The West London club have a rich reputation of bringing through players. Jermaine Beckford and Britt Assombalonga are among the alumnis, while Ciaron Brown and Abo Eisa will hope to emulate their success after leaving for Cardiff City and Shrewsbury Town respectively this January.
As ever with Olomowewe, life at Wealdstone has not been simple. Joining the club three months into the season provided all new challenges, and competing for places against settled players with an advantage in both age and experience has been a sharp learning curve.
“In non-league you are still regarded as young even into your early twenties. The older players are people who have maybe played in the league or players who have been at this level since they were 19-20 years old.
“Now they’re in their mid-to-late twenties and are not really going to get dropped by their manager for a young 21-year-old coming from an academy set up.”

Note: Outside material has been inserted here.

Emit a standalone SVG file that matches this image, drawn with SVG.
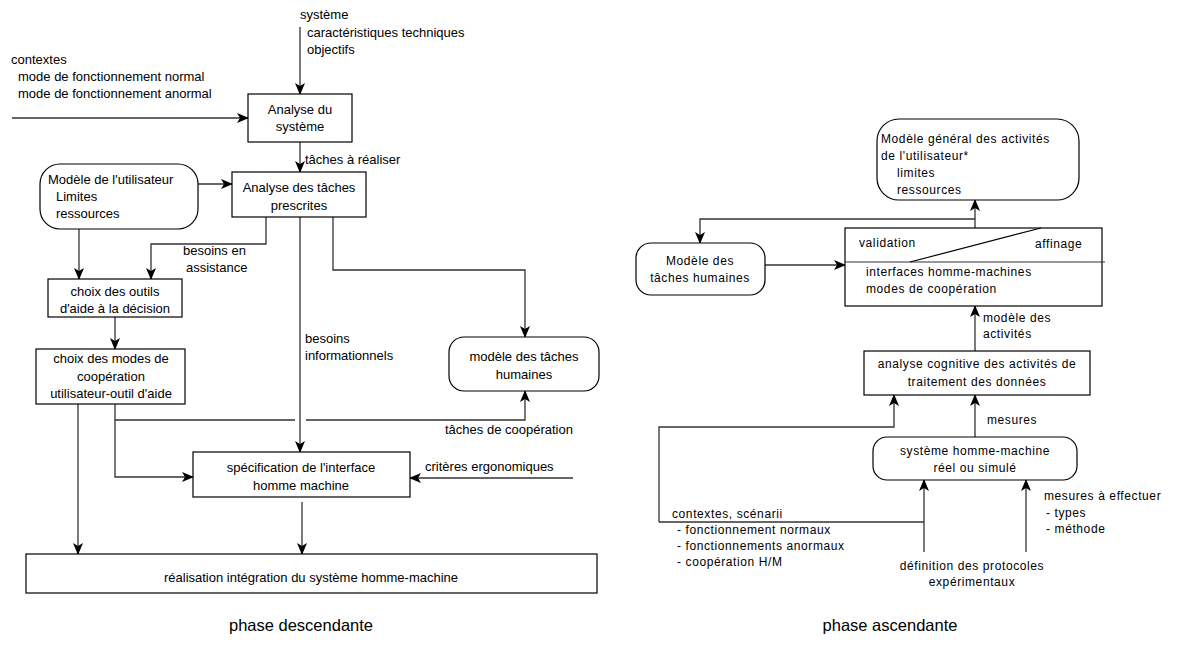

That will not stop Olomowewe, one of a growing number of players who have dropped down to this level to focus on football full-time.
Wealdstone may be 16th, but their FA Trophy run provides hope. They have at least two games in hand on every other team in the division, and up to five in some cases. A late charge for the play-offs is not out of the question.
For Olomowewe, that would merely be one step closer to his goal of returning to the Football League. His next ascent up the football ladder will not be as sudden or dramatic as his first, but it will be just as hard-earned.